§ **Request**: Begin at the line containing "Recreate this image" and stop at the line containing "err_2503 = [7300, 11600, 4200, 4000, 17700, 16700, 3100, 20100]"; copy those lines exactly, ends included, and nothing else.

___ Supplied material ___

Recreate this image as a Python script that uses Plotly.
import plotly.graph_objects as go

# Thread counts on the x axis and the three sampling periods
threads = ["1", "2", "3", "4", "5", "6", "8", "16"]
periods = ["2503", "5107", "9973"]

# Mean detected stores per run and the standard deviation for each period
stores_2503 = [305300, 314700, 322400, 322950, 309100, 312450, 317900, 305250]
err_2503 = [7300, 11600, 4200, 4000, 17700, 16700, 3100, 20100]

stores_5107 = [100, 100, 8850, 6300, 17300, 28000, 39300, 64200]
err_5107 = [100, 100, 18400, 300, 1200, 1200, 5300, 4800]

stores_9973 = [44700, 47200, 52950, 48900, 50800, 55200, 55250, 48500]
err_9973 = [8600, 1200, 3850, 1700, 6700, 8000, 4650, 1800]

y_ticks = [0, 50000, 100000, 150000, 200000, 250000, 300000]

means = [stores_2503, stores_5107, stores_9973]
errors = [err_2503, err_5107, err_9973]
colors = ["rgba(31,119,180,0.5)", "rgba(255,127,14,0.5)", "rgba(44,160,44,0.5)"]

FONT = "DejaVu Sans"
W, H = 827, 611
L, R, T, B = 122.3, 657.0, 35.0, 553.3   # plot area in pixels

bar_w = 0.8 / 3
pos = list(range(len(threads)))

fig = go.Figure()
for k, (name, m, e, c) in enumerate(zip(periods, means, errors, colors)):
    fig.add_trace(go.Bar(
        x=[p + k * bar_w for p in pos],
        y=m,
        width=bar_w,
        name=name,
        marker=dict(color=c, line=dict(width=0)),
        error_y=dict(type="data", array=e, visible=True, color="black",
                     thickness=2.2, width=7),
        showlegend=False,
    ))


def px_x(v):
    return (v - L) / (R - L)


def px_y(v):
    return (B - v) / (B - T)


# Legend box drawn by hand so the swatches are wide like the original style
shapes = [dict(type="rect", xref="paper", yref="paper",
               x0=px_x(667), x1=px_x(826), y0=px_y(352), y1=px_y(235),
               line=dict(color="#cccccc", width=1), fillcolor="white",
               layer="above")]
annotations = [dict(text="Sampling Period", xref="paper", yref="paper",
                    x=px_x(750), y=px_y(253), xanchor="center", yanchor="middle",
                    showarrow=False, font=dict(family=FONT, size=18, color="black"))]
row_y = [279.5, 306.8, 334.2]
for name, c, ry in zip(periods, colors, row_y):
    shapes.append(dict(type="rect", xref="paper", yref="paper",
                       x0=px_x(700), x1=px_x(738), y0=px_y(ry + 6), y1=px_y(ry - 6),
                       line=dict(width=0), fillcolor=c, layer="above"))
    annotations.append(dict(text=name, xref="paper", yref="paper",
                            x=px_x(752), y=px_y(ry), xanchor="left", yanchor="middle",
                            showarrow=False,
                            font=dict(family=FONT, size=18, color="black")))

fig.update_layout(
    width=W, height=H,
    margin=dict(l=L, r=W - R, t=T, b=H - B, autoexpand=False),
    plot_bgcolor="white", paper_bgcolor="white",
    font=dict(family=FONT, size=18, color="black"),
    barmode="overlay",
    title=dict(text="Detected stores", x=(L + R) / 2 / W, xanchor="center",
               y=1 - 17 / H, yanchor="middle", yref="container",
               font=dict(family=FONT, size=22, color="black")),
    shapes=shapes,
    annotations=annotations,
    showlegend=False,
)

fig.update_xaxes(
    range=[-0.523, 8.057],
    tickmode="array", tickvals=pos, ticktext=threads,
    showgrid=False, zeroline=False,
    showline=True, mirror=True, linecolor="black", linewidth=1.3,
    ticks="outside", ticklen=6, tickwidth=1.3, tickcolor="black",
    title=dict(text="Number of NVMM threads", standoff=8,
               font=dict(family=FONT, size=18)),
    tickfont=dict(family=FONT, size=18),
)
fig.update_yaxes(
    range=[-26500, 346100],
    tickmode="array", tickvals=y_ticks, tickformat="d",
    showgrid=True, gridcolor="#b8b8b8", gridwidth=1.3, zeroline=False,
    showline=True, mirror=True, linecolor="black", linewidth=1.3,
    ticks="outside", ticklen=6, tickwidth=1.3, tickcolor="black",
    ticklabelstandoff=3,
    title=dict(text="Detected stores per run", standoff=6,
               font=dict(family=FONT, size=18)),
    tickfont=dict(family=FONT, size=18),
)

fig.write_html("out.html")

___
___ Supplied material ___

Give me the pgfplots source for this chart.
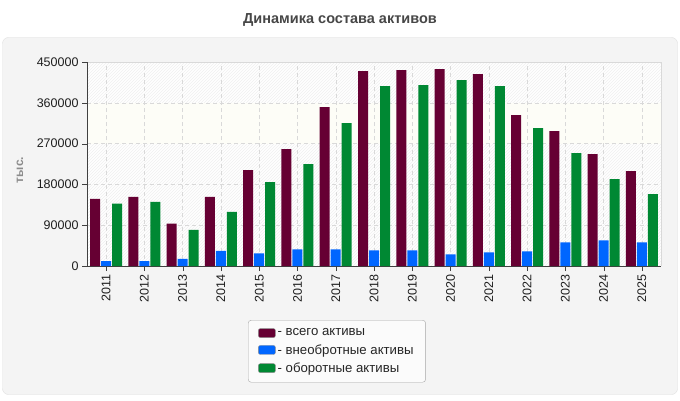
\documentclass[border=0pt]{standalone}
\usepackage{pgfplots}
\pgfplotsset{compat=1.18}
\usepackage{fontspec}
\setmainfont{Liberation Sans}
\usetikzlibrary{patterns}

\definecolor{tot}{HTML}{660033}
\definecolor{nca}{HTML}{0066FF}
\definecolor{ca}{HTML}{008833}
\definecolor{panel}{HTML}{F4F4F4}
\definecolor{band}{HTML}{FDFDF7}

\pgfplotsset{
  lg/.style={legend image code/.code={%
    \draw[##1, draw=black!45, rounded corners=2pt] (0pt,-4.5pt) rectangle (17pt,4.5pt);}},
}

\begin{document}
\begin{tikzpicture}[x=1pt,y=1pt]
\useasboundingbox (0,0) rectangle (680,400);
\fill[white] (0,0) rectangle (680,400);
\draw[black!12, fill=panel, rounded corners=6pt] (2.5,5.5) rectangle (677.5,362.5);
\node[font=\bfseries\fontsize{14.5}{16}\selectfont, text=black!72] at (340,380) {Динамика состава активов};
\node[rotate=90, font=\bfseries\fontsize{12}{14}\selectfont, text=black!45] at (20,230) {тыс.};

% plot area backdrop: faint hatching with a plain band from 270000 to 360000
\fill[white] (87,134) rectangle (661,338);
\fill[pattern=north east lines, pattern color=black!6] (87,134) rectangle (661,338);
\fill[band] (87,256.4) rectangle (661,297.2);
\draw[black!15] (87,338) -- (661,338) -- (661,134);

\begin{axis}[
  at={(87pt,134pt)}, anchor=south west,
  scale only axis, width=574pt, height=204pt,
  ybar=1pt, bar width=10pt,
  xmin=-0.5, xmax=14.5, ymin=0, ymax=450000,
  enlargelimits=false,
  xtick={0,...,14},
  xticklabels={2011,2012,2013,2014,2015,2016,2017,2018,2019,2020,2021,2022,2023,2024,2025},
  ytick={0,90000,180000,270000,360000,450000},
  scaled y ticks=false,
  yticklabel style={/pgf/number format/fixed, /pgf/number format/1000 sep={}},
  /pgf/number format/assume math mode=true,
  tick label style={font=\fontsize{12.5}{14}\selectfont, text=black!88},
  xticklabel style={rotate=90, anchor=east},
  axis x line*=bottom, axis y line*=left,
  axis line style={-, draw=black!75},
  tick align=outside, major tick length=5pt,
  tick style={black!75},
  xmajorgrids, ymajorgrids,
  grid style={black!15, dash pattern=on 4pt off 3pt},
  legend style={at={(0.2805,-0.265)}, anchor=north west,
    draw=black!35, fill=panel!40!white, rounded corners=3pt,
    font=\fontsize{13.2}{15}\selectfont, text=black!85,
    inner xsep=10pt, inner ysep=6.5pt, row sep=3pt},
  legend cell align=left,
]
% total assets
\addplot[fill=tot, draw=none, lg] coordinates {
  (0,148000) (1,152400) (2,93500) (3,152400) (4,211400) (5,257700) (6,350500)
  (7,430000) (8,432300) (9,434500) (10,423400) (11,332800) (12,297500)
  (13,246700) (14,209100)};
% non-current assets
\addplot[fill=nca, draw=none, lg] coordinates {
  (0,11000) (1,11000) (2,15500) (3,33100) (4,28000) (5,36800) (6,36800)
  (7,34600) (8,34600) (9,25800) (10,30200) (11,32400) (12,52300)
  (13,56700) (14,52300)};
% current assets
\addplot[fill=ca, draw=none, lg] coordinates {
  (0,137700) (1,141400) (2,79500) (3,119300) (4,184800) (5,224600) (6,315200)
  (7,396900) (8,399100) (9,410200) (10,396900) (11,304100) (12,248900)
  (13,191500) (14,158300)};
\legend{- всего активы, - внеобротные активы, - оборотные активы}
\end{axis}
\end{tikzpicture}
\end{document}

___

§ **Output for this task**:
Recreate this image as a Python script that uses Plotly.
import plotly.graph_objects as go

# Thread counts on the x axis and the three sampling periods
threads = ["1", "2", "3", "4", "5", "6", "8", "16"]
periods = ["2503", "5107", "9973"]

# Mean detected stores per run and the standard deviation for each period
stores_2503 = [305300, 314700, 322400, 322950, 309100, 312450, 317900, 305250]
err_2503 = [7300, 11600, 4200, 4000, 17700, 16700, 3100, 20100]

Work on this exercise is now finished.